Paula Gandara, diretora de investimentos da Adcap Asset Management, em Buenos Aires, também acredita que a pressão no mercado deve continuar elevada diante da proximidade das eleições legislativas nacionais da Argentina em 26 de outubro.
— A moeda vai permanecer no teto da banda — afirmou.
Mas investidores alertam que defender o peso no teto da banda pode ter um custo elevado, já que as reservas líquidas do banco central do país permanecem muito baixas. Muitos já falam que talvez seja preciso acelerar a flexibilização cambial, ajustando mais rapidamente os limites para as cotações de câmbio.

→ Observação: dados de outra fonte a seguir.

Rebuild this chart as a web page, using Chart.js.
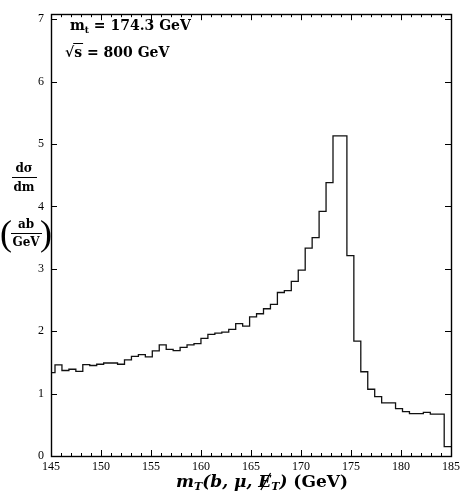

— É melhor ajustar a banda para cima. Eles precisam reduzir as taxas locais para evitar uma recessão e manter a sustentabilidade fiscal. Contanto que seja de forma ordenada, tudo bem. Também é importante evitar queimar reservas em moeda estrangeira em uma batalha que provavelmente não vão vencer — avalia Thierry Larose, gestor de portfólio da Vontobel Asset Management.
As perdas do peso não poderiam vir num momento pior para o governo de Milei. O sentimento do mercado na Argentina já é negativo, enquanto investidores questionam seu apoio político vacilante após uma dura derrota eleitoral em uma votação provincial em Buenos Aires, no início deste mês.
Em outro revés na quarta-feira, a Câmara dos Deputados rejeitou, por maioria de dois terços, os vetos de Milei a projetos de lei que aumentariam os gastos com universidades e saúde. Agora, esses projetos seguem para o Senado, que é ainda mais hostil ao governo.
Novos dados oficiais também confirmaram que a economia teve uma leve contração no segundo trimestre, enquanto economistas esperavam um crescimento moderado. Além disso, uma nova pesquisa mostrou que a taxa de desaprovação de Milei atingiu um novo recorde em setembro.